TYPE "BestBidOfferMessage"
FROM kraken
ARRAY JOIN (entries AS array(L1entry))[THIS IS NOT NULL] AS bbo
Polymorphic Union Model and GROUP BY SYMBOL
Selecting *
means simply selecting the current message - alone. Selecting any other combination of fields implies the construction of a new message type.
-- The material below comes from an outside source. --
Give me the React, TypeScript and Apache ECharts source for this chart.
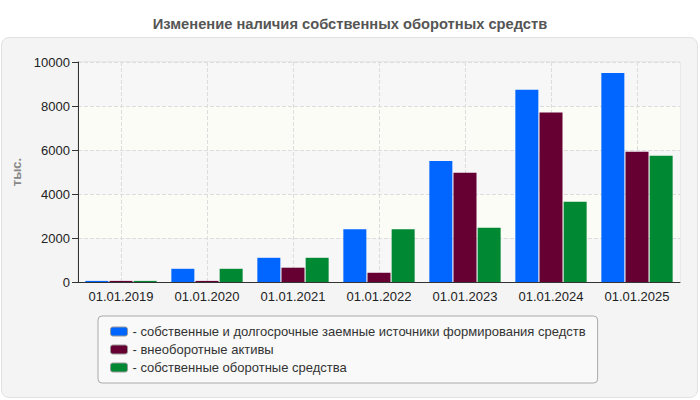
import React, { useEffect, useRef } from 'react';
import * as echarts from 'echarts';

const categories = ['01.01.2019', '01.01.2020', '01.01.2021', '01.01.2022', '01.01.2023', '01.01.2024', '01.01.2025'];
const seriesNames = [
  'собственные и долгосрочные заемные источники формирования средств',
  'внеоборотные активы',
  'собственные оборотные средства',
];
const sourcesValues = [50, 600, 1100, 2400, 5500, 8740, 9500];
const fixedAssetsValues = [50, 50, 650, 420, 4970, 7700, 5920];
const workingCapitalValues = [50, 600, 1100, 2400, 2470, 3650, 5740];
const colors = ['#0066ff', '#660033', '#008833'];

const FONT = 'Liberation Sans, Arial, sans-serif';

export default function App() {
  const chartRef = useRef<HTMLDivElement>(null);

  useEffect(() => {
    document.body.style.margin = '0';
    if (!chartRef.current) return;
    const chart = echarts.init(chartRef.current, null, { renderer: 'svg' });

    const barSeries = [sourcesValues, fixedAssetsValues, workingCapitalValues].map((values, i) => ({
      name: seriesNames[i],
      type: 'bar' as const,
      data: values,
      barWidth: 23,
      barGap: '5%',
      itemStyle: { color: colors[i] },
    }));

    chart.setOption({
      animation: false,
      backgroundColor: 'transparent',
      textStyle: { fontFamily: FONT },
      title: {
        text: 'Изменение наличия собственных оборотных средств',
        left: 'center',
        top: 11,
        textStyle: { fontSize: 14.7, fontWeight: 'bold', color: '#555', fontFamily: FONT },
      },
      grid: {
        left: 78,
        right: 20,
        top: 62,
        bottom: 118,
        show: true,
        backgroundColor: 'transparent',
        borderColor: '#dddddd',
        borderWidth: 1,
      },
      legend: {
        data: seriesNames,
        orient: 'vertical',
        left: 98,
        top: 316,
        padding: [9, 12, 9, 12],
        backgroundColor: '#f9f9f9',
        borderColor: '#aaaaaa',
        borderWidth: 1,
        borderRadius: 4,
        icon: 'roundRect',
        itemWidth: 17,
        itemHeight: 9,
        itemGap: 5,
        itemStyle: { borderColor: '#999', borderWidth: 1 },
        formatter: (name: string) => '- ' + name,
        textStyle: { fontSize: 13, color: '#333', fontFamily: FONT },
      },
      xAxis: {
        type: 'category',
        data: categories,
        axisLine: { lineStyle: { color: '#333' } },
        axisTick: { alignWithLabel: true, length: 5, lineStyle: { color: '#333' } },
        axisLabel: { fontSize: 13, color: '#222', margin: 8, fontFamily: FONT },
        // vertical grid lines sit on the category centres, like the ticks
        splitLine: { show: true, alignWithLabel: true, lineStyle: { color: '#dddddd', type: 'dashed' } },
      },
      yAxis: {
        type: 'value',
        min: 0,
        max: 10000,
        interval: 2000,
        name: 'тыс.',
        nameLocation: 'middle',
        nameGap: 48,
        nameTextStyle: { fontSize: 13, fontWeight: 'bold', color: '#888', fontFamily: FONT },
        axisLine: { show: true, lineStyle: { color: '#333' } },
        axisTick: { show: true, length: 6, lineStyle: { color: '#333' } },
        axisLabel: { fontSize: 13, color: '#222', margin: 8, fontFamily: FONT, formatter: (v: number) => String(v) },
        splitLine: { lineStyle: { color: '#dddddd', type: 'dashed' } },
        splitArea: { show: true, areaStyle: { color: ['#f7f7f7', '#fcfcf6'] } },
      },
      series: barSeries,
    });

    return () => chart.dispose();
  }, []);

  return (
    <div style={{ position: 'relative', width: 700, height: 400, background: '#fff' }}>
      <div
        style={{
          position: 'absolute',
          left: 1,
          top: 37,
          width: 695,
          height: 359,
          background: '#f4f4f4',
          border: '1px solid #e2e2e2',
          borderRadius: 8,
        }}
      />
      <div ref={chartRef} style={{ position: 'absolute', left: 0, top: 0, width: 700, height: 400 }} />
    </div>
  );
}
For example, we can try and select the combination of price
, bidPrice
, offerPrice
. Even though these fields are picked from two different message types, this is a legal request. Its meaning is "give me the last price and quote values as of the time of each event". The result of such a query is not very useful in our scenario, since it mixes the data of different symbols:
#Shell format
SELECT price, bidPrice, offerPrice FROM tickquerydemo
>_,TIMESTAMP,SYMBOL,TYPE,price,bidPrice,offerPrice
0,2011-10-17 17:21:40,GREATCO,EQUITY,_,42.5,43.5
1,2011-10-17 17:21:40,XBANK,EQUITY,_,301.25,301.75
2,2011-10-17 17:21:41,XBANK,EQUITY,301.25,_,_
3,2011-10-17 17:21:42,XBANK,EQUITY,_,298.5,301.5
4,2011-10-17 17:21:43,GREATCO,EQUITY,_,43.0,45.0
5,2011-10-17 17:21:43,XBANK,EQUITY,_,295.0,299.5
6,2011-10-17 17:21:44,GREATCO,EQUITY,44.0,_,_
!end
While executing this query, the QQL engine creates an object called Query State, containing, in our example, three fields: price
, bidPrice
, offerPrice
Initially these fields are set to NULL
. As each message comes into the query engine, the corresponding fields are updated. As we know, the first underlying message is: [from the select * query]
. This first message causes the first update to the Query State, which we see in the output:
#Shell output format
>_,TIMESTAMP,SYMBOL,TYPE,price,bidPrice,offerPrice
0,2011-10-17 17:21:40,GREATCO,EQUITY,_,42.5,43.5
As you see, price is still NULL, because we have not seen a TradeMessage
yet. The next message in the source data set is another BestBidOfferMessage
, this time for XBANK. This new message again updates the bidPrice and offerPrice fields of the Query State, while price is still NULL. The third message (a TradeMessage
) finally updates the price field, and so on. In QQL terminology, the Query State object represents a Polymorphic Union Model (PUM) of the source data.
The following diagram illustrates the flow of data in the query we just ran:
As we mentioned, such a query is useless on market data, as it mixes price from one symbol with quote values from another, as seen in messages #4 and #6:
#Shell format
4,2011-10-17 17:21:43,GREATCO,EQUITY,301.25,43.0,45.0
6,2011-10-17 17:21:44,GREATCO,EQUITY,44.0,295.0,299.5
What we want instead is to track the Query State independently for each symbol. Fortunately, there is a very simple way to make the QQL engine behave the way we want, by specifying the GROUP BY SYMBOL clause. While in relational SQL the GROUP BY
clause is only valid when aggregate values are being selected (such as MAX()
, COUNT()
, etc.), in QQL this clause has the more general effect of determining how many Query States are created, and how they are indexed.
#Shell format
SELECT price, bidPrice, offerPrice FROM tickquerydemo GROUP BY SYMBOL
>_,TIMESTAMP,SYMBOL,TYPE,price,bidPrice,offerPrice
0,2011-10-17 19:21:44,GREATCO,EQUITY,44.0,_,_
1,2011-10-17 19:21:43,XBANK,EQUITY,_,295.0,299.5
!end
Without the GROUP BY SYMBOL
clause, there is only one Query State object for all symbols. When the GROUP BY SYMBOL
clause is present, there is a separate Query State object message created for each distinct symbol. Each new source message updates the fields of the corresponding Query State:
Adding GROUP BY SYMBOL to our polymorphic query instantly makes the result look the way we expect.